The treatment of intangible assets has been a subject of extensive debate in financial reporting, given the challenges associated with their valuation and recognition. Historically, the accounting for intangible assets under IFRS lacked clarity and consistency, leading to subjective valuations and inconsistencies in reporting. However, with the introduction of IFRS 3 and IAS 38, there has been a concerted effort to improve the recognition and measurement of intangible assets. These standards provide more objective criteria for recognizing and valuing intangible assets, enhancing transparency and comparability in financial reporting.

Comparison with US GAAP:

International Harmonization:

Efforts towards international harmonization aim to establish unified global accounting standards, facilitating cross-border investments and improving financial statement quality. While progress has been made in aligning IFRS and US GAAP, challenges remain in reconciling the deep-seated differences between the two frameworks. Differences in conceptual frameworks, legal and regulatory contexts, and cultural backgrounds present ongoing challenges to achieving complete global uniformity in financial reporting standards.
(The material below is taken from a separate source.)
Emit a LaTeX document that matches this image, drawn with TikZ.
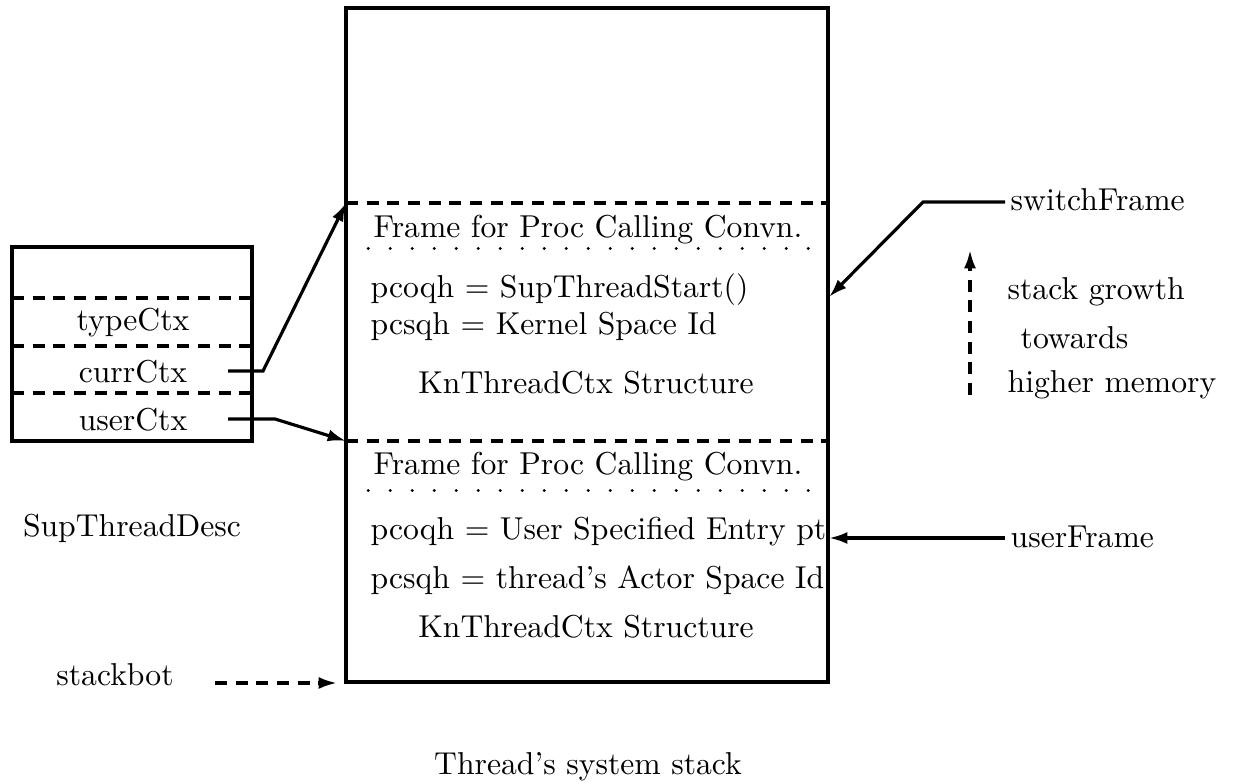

Overall Differences in the Framework:

While both IFRS and US GAAP aim to provide transparent and reliable financial information, they differ significantly in their methodologies and principles. IFRS follows a principles-based approach, focusing on the economic substance of transactions, while US GAAP relies on a rules-based approach, offering precise criteria for specific circumstances. These differences impact various aspects of financial reporting, including revenue recognition, expense recognition, and lease accounting.

Specific Differences in Application:

Despite efforts towards convergence, significant differences persist in the application of IFRS and US GAAP across various accounting aspects. For example, while both standards have moved towards a performance obligation approach regarding revenue recognition, nuances remain in how contract modifications and variable considerations are treated, leading to potential disparities in reported revenue. Similarly, differences in lease accounting and pension accounting methodologies can result in variations in reported financial results, impacting investment decisions and financial analysis.

Conclusion:

The evolution of IFRS reflects a dynamic response to the changing needs of the global business environment and the pursuit of higher-quality financial reporting. By addressing shortcomings and aligning with US GAAP, IFRS aims to enhance transparency, comparability, and trustworthiness in financial reporting. However, challenges remain in achieving complete international harmonization, highlighting the need for continued collaboration and refinement of accounting standards. As standard setters strive to adapt to new developments and complexities in the global economy, the foundation for informed decision-making and sustainable economic growth is strengthened, ultimately benefiting investors, businesses, and economies worldwide.